A sorreggere tecnicamente The Evil Within 2 ci pensa lo STEM Engine, una versione customizzata del famoso id Tech 5 già utilizzato dagli sviluppatori nel primo capitolo con risultati altalenanti. In questo sequel il motore grafico, probabilmente anche in virtù dell’esperienza accumulata dalla software house, si è rivelato decisamente più performante, sia da un punto di vista puramente qualitativo che per quanto riguarda la solidità generale. Modelli e texture appaiono infatti più definiti e anche la distanza visiva sembra aver guadagnato qualcosina rispetto al passato. Come vedremo meglio più in basso, qualche difetto purtroppo è rimasto ma nel complesso il risultato è più che buono, anche per merito di una direzione artistica particolarmente ispirata capace di regalare scorci memorabili e sequenze di grande impatto visivo, il tutto senza dover sacrificare eccessivamente il livello di dettaglio. Ottime notizie anche per quanto riguarda il comparto audio: The Evil Within 2 propone infatti una colonna sonora di qualità accompagnata da un doppiaggio in lingua italiana di buona fattura. Concludo con una nota riguardante la longevità. Per raggiungere i titoli di coda, al livello di difficoltà intermedio tra i tre disponibili, si impiegano dalle 15 alle 20 ore, variabili a seconda delle proprie capacità e del tempo che si decide di investire nella ricerca di collezionabili e risorse.
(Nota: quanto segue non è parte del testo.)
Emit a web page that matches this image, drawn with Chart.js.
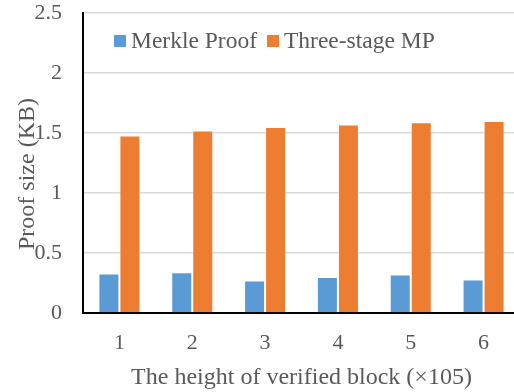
<!DOCTYPE html>
<html>
<head>
<meta charset="utf-8">
<script src="https://cdn.jsdelivr.net/npm/chart.js@4.4.1/dist/chart.umd.min.js"></script>
<style>
  html, body { margin: 0; padding: 0; background: #fff; }
  #wrap { position: relative; width: 514px; height: 392px; overflow: hidden; }
  #legend {
    position: absolute; left: 114px; top: 26px;
    font-family: 'Liberation Serif', 'Times New Roman', serif;
    font-size: 23.5px; color: #595959; white-space: nowrap; line-height: 28px;
  }
  #legend span.box { display: inline-block; width: 12px; height: 12px; margin-right: 5px; vertical-align: 1px; }
  #legend span.item { margin-right: 10px; }
</style>
</head>
<body>
<div id="wrap">
  <canvas id="chart" width="522" height="392"></canvas>
  <div id="legend"></div>
</div>
<script>
const categories = ["1", "2", "3", "4", "5", "6"];
const merkleProof = [0.33, 0.34, 0.27, 0.30, 0.32, 0.28];
const threeStageMP = [1.48, 1.52, 1.55, 1.57, 1.59, 1.60];
const seriesNames = ["Merkle Proof", "Three-stage MP"];
const seriesColors = ["#5B9BD5", "#ED7D31"];
const yTicks = [0, 0.5, 1, 1.5, 2, 2.5];

const FONT = "'Liberation Serif', 'Times New Roman', serif";
const TEXT = "#595959";

// y axis title sits over the tick labels in the original, so draw it by hand
const yTitlePlugin = {
  id: "yTitle",
  afterDraw(chart) {
    const ctx = chart.ctx;
    ctx.save();
    ctx.translate(27.5, 174);
    ctx.rotate(-Math.PI / 2);
    ctx.font = "24px " + FONT;
    ctx.fillStyle = TEXT;
    ctx.textAlign = "center";
    ctx.textBaseline = "middle";
    ctx.fillText("Proof size (KB)", 0, 0);
    ctx.restore();
  },
};

const drawChart = () => {
  const ctx = document.getElementById("chart").getContext("2d");
  const chart = new Chart(ctx, {
    type: "bar",
    data: {
      labels: categories,
      datasets: [
        {
          label: seriesNames[0],
          data: merkleProof,
          backgroundColor: seriesColors[0],
          borderColor: "rgba(255,255,255,0.45)",
          borderWidth: 1,
        },
        {
          label: seriesNames[1],
          data: threeStageMP,
          backgroundColor: seriesColors[1],
          borderColor: "rgba(255,255,255,0.45)",
          borderWidth: 1,
        },
      ],
    },
    options: {
      responsive: false,
      animation: false,
      devicePixelRatio: 1,
      layout: { padding: { left: 0, right: 2, top: 0, bottom: 0 } },
      datasets: {
        bar: { categoryPercentage: 0.577, barPercentage: 1.0 },
      },
      scales: {
        x: {
          afterFit(scale) { scale.height = 79; },
          grid: { display: false, drawTicks: false },
          border: { color: "#000", width: 2 },
          ticks: { color: TEXT, font: { family: FONT, size: 22 }, padding: 17 },
          title: {
            display: true,
            text: "The height of verified block (\u00d7105)",
            color: TEXT,
            font: { family: FONT, size: 24 },
            padding: { top: 4, bottom: 0 },
          },
        },
        y: {
          min: 0,
          max: 2.5,
          afterFit(scale) {
            scale.width = 83;
            scale.paddingTop = 13;
            scale.paddingBottom = 0;
          },
          afterBuildTicks(scale) { scale.ticks = yTicks.map(v => ({ value: v })); },
          grid: { color: "#D9D9D9", lineWidth: 1.5, drawTicks: false },
          border: { color: "#000", width: 2 },
          ticks: {
            color: TEXT,
            font: { family: FONT, size: 22 },
            padding: 21,
            callback: (v) => String(v),
          },
        },
      },
      plugins: {
        legend: { display: false },
        tooltip: { enabled: false },
      },
    },
    plugins: [yTitlePlugin],
  });

  // html legend inside the plot area, built from the datasets
  const legend = document.getElementById("legend");
  chart.data.datasets.forEach((ds) => {
    const item = document.createElement("span");
    item.className = "item";
    const box = document.createElement("span");
    box.className = "box";
    box.style.background = ds.backgroundColor;
    item.appendChild(box);
    item.appendChild(document.createTextNode(ds.label));
    legend.appendChild(item);
  });
};

// canvas text needs the serif face loaded before drawing
Promise.all([
  document.fonts.load("22px 'Liberation Serif'"),
  document.fonts.load("24px 'Liberation Serif'"),
]).then(drawChart, drawChart);
</script>
</body>
</html>
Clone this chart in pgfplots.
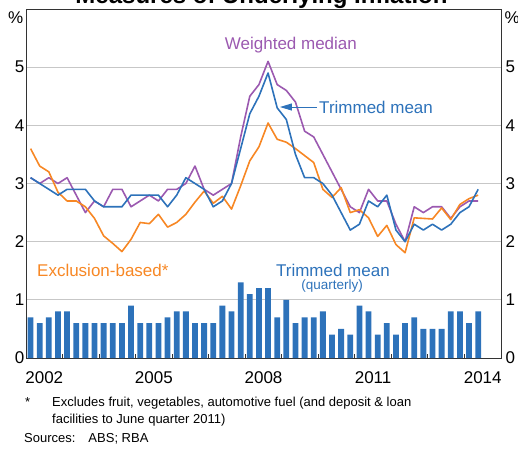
\documentclass[border=0pt]{standalone}
\usepackage{pgfplots}
\pgfplotsset{compat=1.18}
\usepackage{pgfplotstable}
\usepackage{fontspec}
\setmainfont{Liberation Sans}
\usetikzlibrary{arrows.meta}
\definecolor{rbablue}{RGB}{45,114,186}
\definecolor{rbapurple}{RGB}{155,89,176}
\definecolor{rbaorange}{RGB}{247,135,36}

\pgfplotstableread{
i tm wm ex q
0 3.1 3.1 3.6 0.7
1 3.0 3.0 3.3 0.6
2 2.9 3.1 3.2 0.7
3 2.8 3.0 2.85 0.8
4 2.9 3.1 2.7 0.8
5 2.9 2.8 2.7 0.6
6 2.9 2.5 2.6 0.6
7 2.7 2.7 2.4 0.6
8 2.6 2.6 2.1 0.6
9 2.6 2.9 1.97 0.6
10 2.6 2.9 1.83 0.6
11 2.8 2.6 2.04 0.9
12 2.8 2.7 2.33 0.6
13 2.8 2.8 2.31 0.6
14 2.8 2.7 2.47 0.6
15 2.6 2.9 2.25 0.7
16 2.8 2.9 2.33 0.8
17 3.1 3.0 2.47 0.8
18 3.0 3.3 2.68 0.6
19 2.9 2.9 2.87 0.6
20 2.6 2.8 2.66 0.6
21 2.7 2.9 2.78 0.9
22 3.0 3.0 2.56 0.8
23 3.6 3.8 2.96 1.3
24 4.2 4.5 3.39 1.1
25 4.5 4.7 3.63 1.2
26 4.9 5.1 4.04 1.2
27 4.3 4.7 3.76 0.7
28 4.1 4.6 3.71 1.0
29 3.5 4.4 3.6 0.6
30 3.1 3.9 3.48 0.7
31 3.1 3.8 3.36 0.7
32 3.0 3.5 2.9 0.8
33 2.8 3.2 2.76 0.4
34 2.5 2.9 2.93 0.5
35 2.2 2.6 2.5 0.4
36 2.3 2.5 2.55 0.9
37 2.7 2.9 2.41 0.8
38 2.6 2.7 2.09 0.4
39 2.8 2.7 2.28 0.6
40 2.2 2.3 1.95 0.4
41 2.0 2.0 1.81 0.6
42 2.3 2.6 2.41 0.7
43 2.2 2.5 2.4 0.5
44 2.3 2.6 2.39 0.5
45 2.2 2.6 2.58 0.5
46 2.3 2.4 2.38 0.8
47 2.5 2.6 2.64 0.8
48 2.6 2.7 2.74 0.6
49 2.9 2.7 2.8 0.8
}\data

\begin{document}
\begin{tikzpicture}[x=1pt,y=1pt]
\useasboundingbox (0,0) rectangle (518,-451);
\node[anchor=base, font=\fontsize{24}{24}\selectfont\bfseries, inner sep=0pt] at (261.5,-3.5) {Measures of Underlying Inflation};
\begin{axis}[
  at={(26pt,-358pt)}, anchor=south west,
  scale only axis, width=475pt, height=349pt,
  xmin=2002, xmax=2015, ymin=0, ymax=6,
  axis line style={black!80, line width=0.9pt},
  xtick={2002.5,2005.5,2008.5,2011.5,2014.5},
  xticklabels={2002,2005,2008,2011,2014},
  minor xtick={2003,2004,...,2014},
  xtick pos=left,
  ytick={0,1,2,3,4,5}, ytick pos=left,
  major tick length=0pt, minor tick length=4.5pt, tick align=inside,
  minor tick style={black!80, line width=0.9pt},
  ymajorgrids, major grid style={black!22, line width=0.8pt},
  xticklabel style={font=\fontsize{17}{17}\selectfont, anchor=north, inner sep=0pt, yshift=-13pt},
  yticklabel style={font=\fontsize{17}{17}\selectfont, anchor=east, inner sep=0pt, xshift=-1.5pt},
  /pgf/number format/assume math mode=true,
  clip=false,
]
\addplot[ybar, bar width=5.8pt, bar shift=0pt, fill=rbablue, draw=none] table[x expr=2002+(\thisrow{i}+0.5)/4, y=q] {\data};
\addplot[rbapurple, line width=1.6pt, line join=round] table[x expr=2002+(\thisrow{i}+0.5)/4, y=wm] {\data};
\addplot[rbaorange, line width=1.6pt, line join=round] table[x expr=2002+(\thisrow{i}+0.5)/4, y=ex] {\data};
\addplot[rbablue, line width=1.6pt, line join=round] table[x expr=2002+(\thisrow{i}+0.5)/4, y=tm] {\data};
\node[rbapurple, font=\fontsize{17}{17}\selectfont] at (axis cs:2009.25,5.38) {Weighted median};
\node[rbablue, anchor=west, inner sep=0pt, font=\fontsize{17}{17}\selectfont] at (axis cs:2010.02,4.315) {Trimmed mean};
\draw[rbablue, line width=1pt, -{Triangle[length=12pt,width=7pt]}] (axis cs:2009.96,4.315) -- (axis cs:2008.95,4.315);
\node[rbaorange, anchor=west, inner sep=0pt, font=\fontsize{17}{17}\selectfont] at (axis cs:2002.30,1.513) {Exclusion-based*};
\node[rbablue, font=\fontsize{17}{17}\selectfont] at (axis cs:2010.40,1.513) {Trimmed mean};
\node[rbablue, font=\fontsize{13.5}{13.5}\selectfont] at (axis cs:2010.38,1.238) {(quarterly)};
\end{axis}
\begin{axis}[
  at={(26pt,-358pt)}, anchor=south west,
  scale only axis, width=475pt, height=349pt,
  xmin=2002, xmax=2015, ymin=0, ymax=6,
  hide x axis, axis y line*=right,
  axis line style={black!80, line width=0.9pt},
  ytick={0,1,2,3,4,5}, major tick length=0pt,
  yticklabel style={font=\fontsize{17}{17}\selectfont, anchor=west, inner sep=0pt, xshift=4.5pt},
  /pgf/number format/assume math mode=true,
]
\end{axis}
\node[anchor=west, inner sep=0pt, font=\fontsize{17}{17}\selectfont] at (8,-17.5) {\%};
\node[anchor=west, inner sep=0pt, font=\fontsize{17}{17}\selectfont] at (504.5,-17.5) {\%};
\begin{scope}[every node/.style={anchor=base west, inner sep=0pt, font=\fontsize{13}{13}\selectfont}]
\node at (25,-406) {*};
\node at (52,-406) {Excludes fruit, vegetables, automotive fuel (and deposit \& loan};
\node at (52,-423.5) {facilities to June quarter 2011)};
\node at (24,-442.5) {Sources:\hspace{13pt}ABS; RBA};
\end{scope}
\end{tikzpicture}
\end{document}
Una volta completata la prima run è inoltre possibile rigiocare il titolo in modalità “Nuova Partita+” mantenendo una parte dei potenziamenti e dell’equipaggiamento ottenuto, o affrontare la temibile modalità “Classica”, che costringe il giocatore a rinunciare a power up e miglioramenti e che fissa un tetto massimo al numero di salvataggi che è possibile effettuare.